Substitute $\overline{x}$ as 7.639, ${\mu }_{\overline{x}}$ as 8.5 and ${\sigma }_{\overline{x}}$ as 0.4167 in the formula of z score.

$\begin{array}{c}z=\frac{7.639-8.5}{0.4167}\\ =\frac{-0.861}{0.4167}\\ =-2.07\end{array}$

Use the Appendix II: Tables, Table 5: Areas of a Standard Normal Distribution: to obtain probability less than –2.07.

• Locate the value –2.0 in column z.
• Locate the value 0.07 in top row.
• The intersecting value of row and column is 0.0192.

The probability is,

$\begin{array}{c}P\left(\overline{x}>7.639\right)=P\left(z>-2.07\right)\\ =1-P\left(z\le -2.07\right)\\ =1-0.0192\\ =0.9808\end{array}$

Hence, the probability that total taxi and take off time would be more than 275 minutes for 36 jets on a given runway is 0.9808.

(c)

To determine

Find the probability that total taxi and take off time would be between 275 minutes and 320 minutes for 36 jets on a given runway.

Answer to Problem 22P

The probability that total taxi and take off time would be between 275 minutes and 320 minutes for 36 jets on a given runway is 0.8046.

Explanation of Solution

Calculation:

From part (a), the quantity 320 minutes is equal to 8.889 after conversion. The z score is 0.93. The probability value for less than 0.93 from normal table is 0.8238.
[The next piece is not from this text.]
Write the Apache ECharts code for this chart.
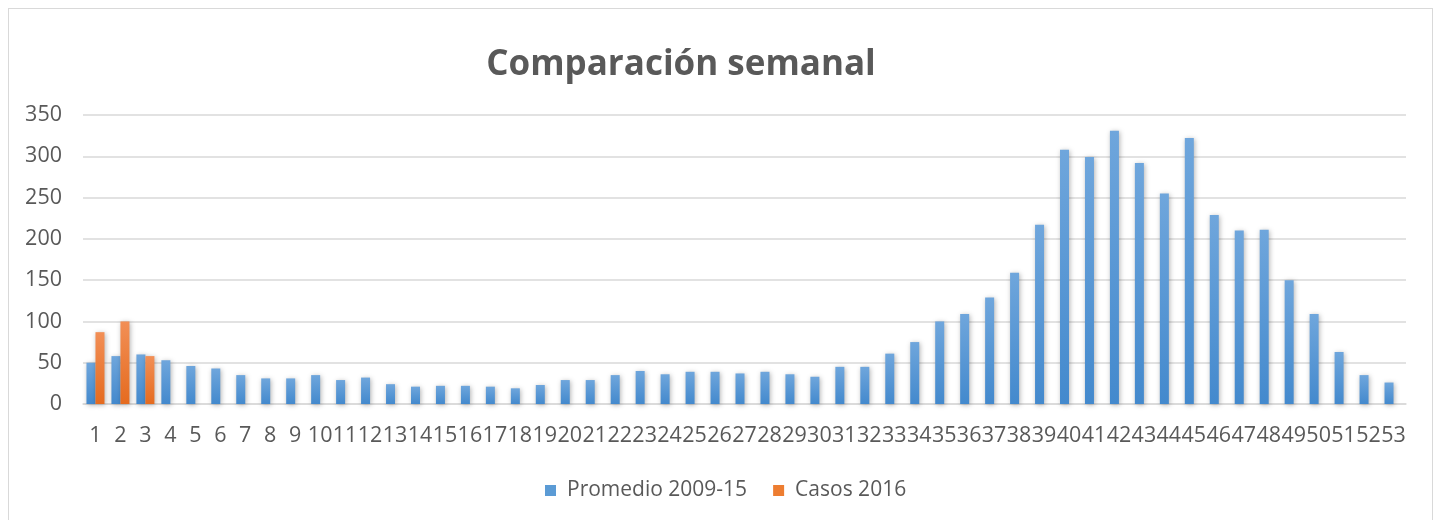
<!DOCTYPE html>
<html>
<head>
<meta charset="utf-8">
<script src="https://cdn.jsdelivr.net/npm/echarts@6/dist/echarts.min.js"></script>
<style>
html,body{margin:0;padding:0;background:#fff;}
#frame{position:absolute;left:8px;top:8px;width:1425px;height:520px;border:1px solid #d9d9d9;box-sizing:border-box;}
#chart{position:absolute;left:0;top:0;width:1439px;height:520px;}
</style>
</head>
<body>
<div id="frame"></div>
<div id="chart"></div>
<script>
const weeks = ["1","2","3","4","5","6","7","8","9","10","11","12","13","14","15","16","17","18","19","20","21","22","23","24","25","26","27","28","29","30","31","32","33","34","35","36","37","38","39","40","41","42","43","44","45","46","47","48","49","50","51","52","53"];
const promedio = [50,58,60,53,46,43,35,31,31,35,29,32,24,21,22,22,21,19,23,29,29,35,40,36,39,39,37,39,36,33,45,45,61,75,100,109,129,159,217,308,299,331,292,255,322,229,210,211,150,109,63,35,26];
const casos2016 = [87,100,58];
const yTicks = {min:0, max:350, interval:50};
const seriesNames = ["Promedio 2009-15","Casos 2016"];

const chart = echarts.init(document.getElementById('chart'));
const txt = '#595959';
function grad(top, bottom){
  return new echarts.graphic.LinearGradient(0,0,0,1,[{offset:0,color:top},{offset:1,color:bottom}]);
}
chart.setOption({
  animation:false,
  title:{text:'Comparación semanal', left:676, top:43, textAlign:'center',
    textStyle:{fontFamily:'Open Sans', fontWeight:'bold', fontSize:35, color:txt}},
  legend:{bottom:14, left:540, itemWidth:11, itemHeight:11, itemGap:26,
    textStyle:{fontFamily:'Open Sans', fontSize:21, color:txt, padding:[0,0,0,6]},
    data:[{name:seriesNames[0], icon:'rect', itemStyle:{color:'#5b9bd5'}},{name:seriesNames[1], icon:'rect', itemStyle:{color:'#ed7d31'}}]},
  grid:{left:83, right:33, top:115, bottom:116},
  xAxis:{type:'category', data:weeks,
    axisLine:{lineStyle:{color:'#d9d9d9', width:1.5}}, axisTick:{show:false},
    axisLabel:{interval:0, hideOverlap:false, color:txt, fontFamily:'Open Sans', fontSize:21.5, margin:21}},
  yAxis:{type:'value', min:yTicks.min, max:yTicks.max, interval:yTicks.interval,
    axisLine:{show:false}, axisTick:{show:false},
    splitLine:{lineStyle:{color:'#d9d9d9', width:1.5}},
    axisLabel:{color:txt, fontFamily:'Open Sans', fontSize:21.5, margin:21}},
  series:[
    {name:seriesNames[0], type:'bar', data:promedio, barWidth:9, barGap:'0%',
      itemStyle:{color:grad('#6fa6dc','#4389cd'), shadowColor:'rgba(0,0,0,0.3)', shadowBlur:5, shadowOffsetX:1, shadowOffsetY:1}},
    {name:seriesNames[1], type:'bar', data:casos2016, barWidth:9,
      itemStyle:{color:grad('#f28f56','#e56b1f'), shadowColor:'rgba(0,0,0,0.3)', shadowBlur:5, shadowOffsetX:1, shadowOffsetY:1}}
  ]
});
</script>
</body>
</html>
From part (b), the quantity 275 minutes is equal to 7.639 after conversion. The z score is $–2.07$. The probability value for less than –2.07 from normal table is 0.0192.

The probability is,

$\begin{array}{c}P\left(275<w<320\right)=P\left(7.639<\overline{x}<8.889\right)\\ =P\left(-2.07<z<0.93\right)\\ =P\left(z<0.93\right)-P\left(z<-2.07\right)\\ =0.8238-0.0192\\ =0.8046\end{array}$

Hence, the probability that total taxi and take off time would be between 275 minutes and 320 minutes for 36 jets on a given runway is 0.8046.